» To do
Retype, with no alterations, every line between the one containing "Recreate this image" and the one containing "0.000924, 0.00039, 0.0001];", counting both of those lines too. Pictures are to be left out.

» Dataset extract
>>>

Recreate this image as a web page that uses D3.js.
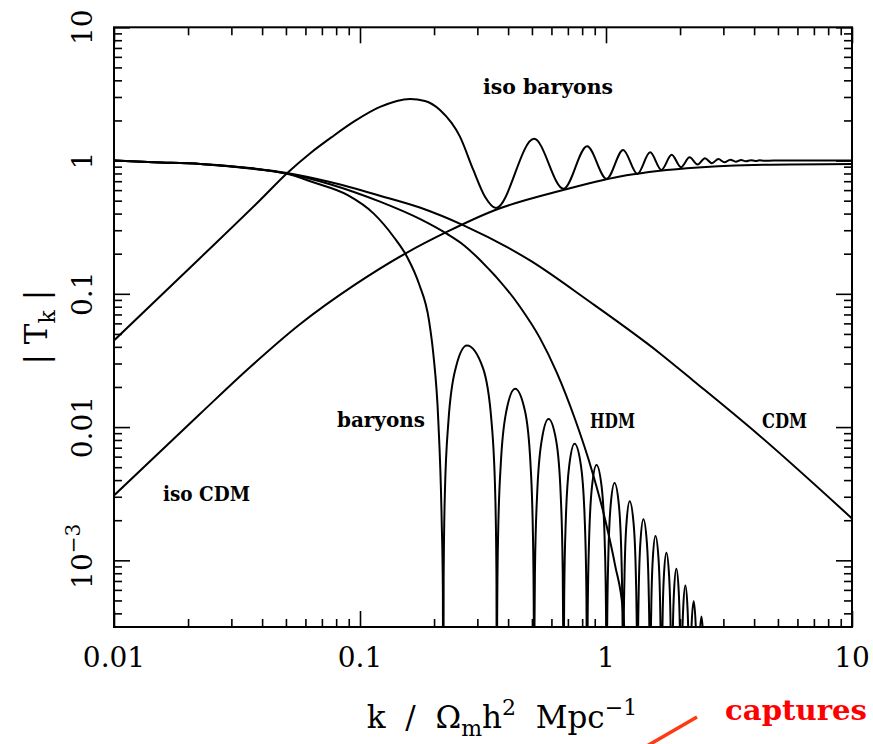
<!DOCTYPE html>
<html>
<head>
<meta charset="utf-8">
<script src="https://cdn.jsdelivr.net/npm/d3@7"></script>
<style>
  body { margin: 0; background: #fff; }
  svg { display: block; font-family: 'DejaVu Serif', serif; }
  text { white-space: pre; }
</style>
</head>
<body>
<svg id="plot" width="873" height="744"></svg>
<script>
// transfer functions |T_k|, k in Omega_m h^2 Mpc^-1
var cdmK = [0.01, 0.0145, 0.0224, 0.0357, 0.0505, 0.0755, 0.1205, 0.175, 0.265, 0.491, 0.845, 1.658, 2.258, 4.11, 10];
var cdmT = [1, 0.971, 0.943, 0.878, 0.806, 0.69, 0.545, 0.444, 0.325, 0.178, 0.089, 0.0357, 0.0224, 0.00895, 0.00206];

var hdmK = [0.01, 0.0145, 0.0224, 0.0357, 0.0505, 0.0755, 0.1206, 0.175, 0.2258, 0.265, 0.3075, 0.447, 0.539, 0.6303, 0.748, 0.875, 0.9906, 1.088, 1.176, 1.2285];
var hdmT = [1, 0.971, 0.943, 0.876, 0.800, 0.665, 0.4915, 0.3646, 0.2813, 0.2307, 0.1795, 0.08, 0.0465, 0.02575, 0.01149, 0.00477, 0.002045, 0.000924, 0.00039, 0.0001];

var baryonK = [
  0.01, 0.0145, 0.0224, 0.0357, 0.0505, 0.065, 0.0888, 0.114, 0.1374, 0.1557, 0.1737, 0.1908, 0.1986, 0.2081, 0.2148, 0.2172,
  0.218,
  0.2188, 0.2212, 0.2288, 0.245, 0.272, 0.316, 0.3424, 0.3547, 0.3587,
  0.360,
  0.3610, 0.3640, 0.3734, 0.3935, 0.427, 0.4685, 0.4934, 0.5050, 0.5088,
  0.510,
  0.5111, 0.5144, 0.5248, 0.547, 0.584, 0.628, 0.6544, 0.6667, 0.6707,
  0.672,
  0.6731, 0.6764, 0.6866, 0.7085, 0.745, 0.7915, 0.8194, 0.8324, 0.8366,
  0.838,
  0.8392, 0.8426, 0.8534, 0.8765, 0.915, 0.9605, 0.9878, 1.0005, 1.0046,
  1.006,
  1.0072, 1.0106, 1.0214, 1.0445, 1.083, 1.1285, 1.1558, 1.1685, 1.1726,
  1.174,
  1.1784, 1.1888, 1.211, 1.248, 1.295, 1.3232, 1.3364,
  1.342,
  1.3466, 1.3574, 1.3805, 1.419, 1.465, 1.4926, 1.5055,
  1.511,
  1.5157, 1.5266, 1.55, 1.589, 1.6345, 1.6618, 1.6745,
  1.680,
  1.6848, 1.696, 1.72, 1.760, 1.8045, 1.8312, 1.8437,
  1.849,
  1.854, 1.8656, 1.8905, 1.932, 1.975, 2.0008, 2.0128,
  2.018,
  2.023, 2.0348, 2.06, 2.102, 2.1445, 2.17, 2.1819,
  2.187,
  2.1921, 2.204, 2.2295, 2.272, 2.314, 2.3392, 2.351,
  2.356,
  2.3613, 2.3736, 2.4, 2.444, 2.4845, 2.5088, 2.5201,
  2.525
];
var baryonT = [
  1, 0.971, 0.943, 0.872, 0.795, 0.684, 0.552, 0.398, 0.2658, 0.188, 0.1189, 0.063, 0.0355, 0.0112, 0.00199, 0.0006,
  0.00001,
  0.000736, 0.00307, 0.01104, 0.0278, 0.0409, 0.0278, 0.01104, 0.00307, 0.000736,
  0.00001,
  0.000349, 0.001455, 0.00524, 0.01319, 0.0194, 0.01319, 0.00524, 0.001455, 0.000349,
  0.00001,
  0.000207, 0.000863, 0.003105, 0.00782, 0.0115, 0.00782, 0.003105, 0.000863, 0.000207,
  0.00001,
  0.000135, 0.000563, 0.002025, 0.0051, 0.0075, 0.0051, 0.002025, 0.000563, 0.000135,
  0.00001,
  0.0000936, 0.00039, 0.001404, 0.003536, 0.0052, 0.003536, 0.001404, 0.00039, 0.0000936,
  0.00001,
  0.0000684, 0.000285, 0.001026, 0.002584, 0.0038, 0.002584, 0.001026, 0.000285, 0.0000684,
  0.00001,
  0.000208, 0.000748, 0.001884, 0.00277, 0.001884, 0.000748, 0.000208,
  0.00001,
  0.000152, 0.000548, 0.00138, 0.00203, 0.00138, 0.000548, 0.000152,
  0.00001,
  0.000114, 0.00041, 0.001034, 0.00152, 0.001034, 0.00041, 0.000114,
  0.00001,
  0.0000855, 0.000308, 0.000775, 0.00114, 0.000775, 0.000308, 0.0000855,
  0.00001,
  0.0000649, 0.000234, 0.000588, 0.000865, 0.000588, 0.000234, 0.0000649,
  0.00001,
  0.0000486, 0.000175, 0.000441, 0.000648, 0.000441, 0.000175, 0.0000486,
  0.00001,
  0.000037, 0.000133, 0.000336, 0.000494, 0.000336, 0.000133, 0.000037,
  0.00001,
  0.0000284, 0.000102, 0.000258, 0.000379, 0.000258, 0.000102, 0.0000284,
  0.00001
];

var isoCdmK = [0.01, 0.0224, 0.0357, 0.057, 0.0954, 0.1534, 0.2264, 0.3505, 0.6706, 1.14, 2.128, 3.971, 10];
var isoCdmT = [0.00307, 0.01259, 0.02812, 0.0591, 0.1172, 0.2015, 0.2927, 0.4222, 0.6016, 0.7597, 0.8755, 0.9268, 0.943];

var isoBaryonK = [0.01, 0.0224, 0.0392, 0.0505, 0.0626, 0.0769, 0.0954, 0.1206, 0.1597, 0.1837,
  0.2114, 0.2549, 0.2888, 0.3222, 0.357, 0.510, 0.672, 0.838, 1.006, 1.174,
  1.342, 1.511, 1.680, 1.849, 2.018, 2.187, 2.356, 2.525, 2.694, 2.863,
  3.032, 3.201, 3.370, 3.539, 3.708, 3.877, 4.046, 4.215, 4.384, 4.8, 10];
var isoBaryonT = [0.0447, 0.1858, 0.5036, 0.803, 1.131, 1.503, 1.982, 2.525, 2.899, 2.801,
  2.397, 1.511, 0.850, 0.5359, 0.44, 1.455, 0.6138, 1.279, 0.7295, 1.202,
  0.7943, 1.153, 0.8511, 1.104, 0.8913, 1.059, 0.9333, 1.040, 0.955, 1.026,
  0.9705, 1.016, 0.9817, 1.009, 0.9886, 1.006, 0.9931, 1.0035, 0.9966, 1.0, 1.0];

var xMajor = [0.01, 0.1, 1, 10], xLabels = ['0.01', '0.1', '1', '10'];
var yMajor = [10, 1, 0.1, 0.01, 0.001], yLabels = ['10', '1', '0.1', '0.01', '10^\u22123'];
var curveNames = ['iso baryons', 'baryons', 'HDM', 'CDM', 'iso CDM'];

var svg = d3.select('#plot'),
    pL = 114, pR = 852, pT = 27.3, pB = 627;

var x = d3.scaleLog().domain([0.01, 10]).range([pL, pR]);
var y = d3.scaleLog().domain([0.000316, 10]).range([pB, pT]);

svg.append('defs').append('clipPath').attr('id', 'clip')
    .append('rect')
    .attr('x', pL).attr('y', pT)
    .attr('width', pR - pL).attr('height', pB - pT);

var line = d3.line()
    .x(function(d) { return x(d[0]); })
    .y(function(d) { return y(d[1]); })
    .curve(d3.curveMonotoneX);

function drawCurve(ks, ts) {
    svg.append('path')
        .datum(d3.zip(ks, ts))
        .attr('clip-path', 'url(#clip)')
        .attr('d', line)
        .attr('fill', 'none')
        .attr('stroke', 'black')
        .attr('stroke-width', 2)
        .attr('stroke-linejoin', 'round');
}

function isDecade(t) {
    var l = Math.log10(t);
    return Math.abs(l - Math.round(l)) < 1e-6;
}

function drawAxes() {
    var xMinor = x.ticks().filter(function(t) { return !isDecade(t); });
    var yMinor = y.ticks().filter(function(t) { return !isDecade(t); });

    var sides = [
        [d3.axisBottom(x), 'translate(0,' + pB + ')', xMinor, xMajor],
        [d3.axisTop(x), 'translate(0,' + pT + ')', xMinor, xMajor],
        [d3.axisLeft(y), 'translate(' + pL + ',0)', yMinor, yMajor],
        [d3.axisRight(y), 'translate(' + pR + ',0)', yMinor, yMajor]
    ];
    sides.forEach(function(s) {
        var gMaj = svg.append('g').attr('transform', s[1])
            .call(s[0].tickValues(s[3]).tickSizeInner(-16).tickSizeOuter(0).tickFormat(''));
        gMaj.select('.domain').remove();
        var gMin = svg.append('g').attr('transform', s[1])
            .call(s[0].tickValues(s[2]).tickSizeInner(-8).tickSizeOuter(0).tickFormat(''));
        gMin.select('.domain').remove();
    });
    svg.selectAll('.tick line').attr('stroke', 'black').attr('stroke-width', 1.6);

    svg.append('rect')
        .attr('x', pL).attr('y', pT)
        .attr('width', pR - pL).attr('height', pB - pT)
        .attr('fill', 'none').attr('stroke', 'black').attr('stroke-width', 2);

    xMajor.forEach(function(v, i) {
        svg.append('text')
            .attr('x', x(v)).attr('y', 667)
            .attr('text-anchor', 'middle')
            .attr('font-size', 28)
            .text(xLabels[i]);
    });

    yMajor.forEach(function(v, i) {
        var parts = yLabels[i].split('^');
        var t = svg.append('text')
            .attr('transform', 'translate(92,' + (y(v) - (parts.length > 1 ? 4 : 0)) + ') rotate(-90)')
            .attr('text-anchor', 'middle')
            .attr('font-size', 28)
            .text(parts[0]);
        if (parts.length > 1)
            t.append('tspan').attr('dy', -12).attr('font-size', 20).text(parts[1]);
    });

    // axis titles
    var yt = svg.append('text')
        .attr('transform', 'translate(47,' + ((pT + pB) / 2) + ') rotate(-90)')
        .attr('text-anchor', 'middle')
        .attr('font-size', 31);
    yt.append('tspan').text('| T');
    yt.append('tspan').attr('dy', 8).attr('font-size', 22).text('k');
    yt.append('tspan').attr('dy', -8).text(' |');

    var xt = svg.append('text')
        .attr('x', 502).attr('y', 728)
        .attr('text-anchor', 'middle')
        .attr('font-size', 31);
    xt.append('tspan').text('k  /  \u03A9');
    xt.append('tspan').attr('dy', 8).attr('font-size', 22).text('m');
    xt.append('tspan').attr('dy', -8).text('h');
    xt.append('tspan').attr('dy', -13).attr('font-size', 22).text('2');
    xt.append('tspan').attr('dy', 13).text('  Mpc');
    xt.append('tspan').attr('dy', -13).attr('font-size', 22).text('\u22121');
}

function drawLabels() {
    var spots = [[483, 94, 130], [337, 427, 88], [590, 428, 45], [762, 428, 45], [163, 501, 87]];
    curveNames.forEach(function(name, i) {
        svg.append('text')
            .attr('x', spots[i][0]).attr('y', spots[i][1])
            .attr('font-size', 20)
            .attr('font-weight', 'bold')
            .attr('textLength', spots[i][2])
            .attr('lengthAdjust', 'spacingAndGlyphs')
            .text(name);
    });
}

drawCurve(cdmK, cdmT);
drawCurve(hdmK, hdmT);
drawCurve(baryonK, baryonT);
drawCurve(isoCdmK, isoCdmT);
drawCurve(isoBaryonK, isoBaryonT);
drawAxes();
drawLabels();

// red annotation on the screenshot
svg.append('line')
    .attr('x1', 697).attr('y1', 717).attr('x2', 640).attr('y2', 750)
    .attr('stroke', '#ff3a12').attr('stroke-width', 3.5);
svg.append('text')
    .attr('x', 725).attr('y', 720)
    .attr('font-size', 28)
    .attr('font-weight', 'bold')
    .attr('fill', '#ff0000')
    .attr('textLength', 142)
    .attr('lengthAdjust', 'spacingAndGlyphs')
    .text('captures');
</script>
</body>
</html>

<<<
>>>

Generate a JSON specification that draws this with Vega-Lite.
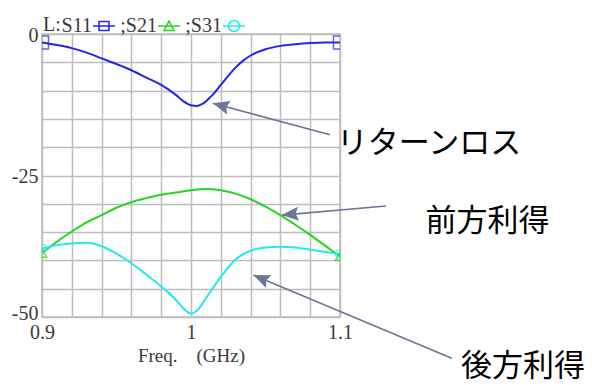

<<<

» Result below
Recreate this image as a web page that uses D3.js.
<!DOCTYPE html>
<html>
<head>
<meta charset="utf-8">
<script src="https://cdn.jsdelivr.net/npm/d3@7"></script>
<style>
  body { margin: 0; background: #fff; }
  svg { display: block; font-family: 'DejaVu Serif', serif; }
  text { white-space: pre; }
</style>
</head>
<body>
<svg id="plot" width="873" height="744"></svg>
<script>
// transfer functions |T_k|, k in Omega_m h^2 Mpc^-1
var cdmK = [0.01, 0.0145, 0.0224, 0.0357, 0.0505, 0.0755, 0.1205, 0.175, 0.265, 0.491, 0.845, 1.658, 2.258, 4.11, 10];
var cdmT = [1, 0.971, 0.943, 0.878, 0.806, 0.69, 0.545, 0.444, 0.325, 0.178, 0.089, 0.0357, 0.0224, 0.00895, 0.00206];

var hdmK = [0.01, 0.0145, 0.0224, 0.0357, 0.0505, 0.0755, 0.1206, 0.175, 0.2258, 0.265, 0.3075, 0.447, 0.539, 0.6303, 0.748, 0.875, 0.9906, 1.088, 1.176, 1.2285];
var hdmT = [1, 0.971, 0.943, 0.876, 0.800, 0.665, 0.4915, 0.3646, 0.2813, 0.2307, 0.1795, 0.08, 0.0465, 0.02575, 0.01149, 0.00477, 0.002045, 0.000924, 0.00039, 0.0001];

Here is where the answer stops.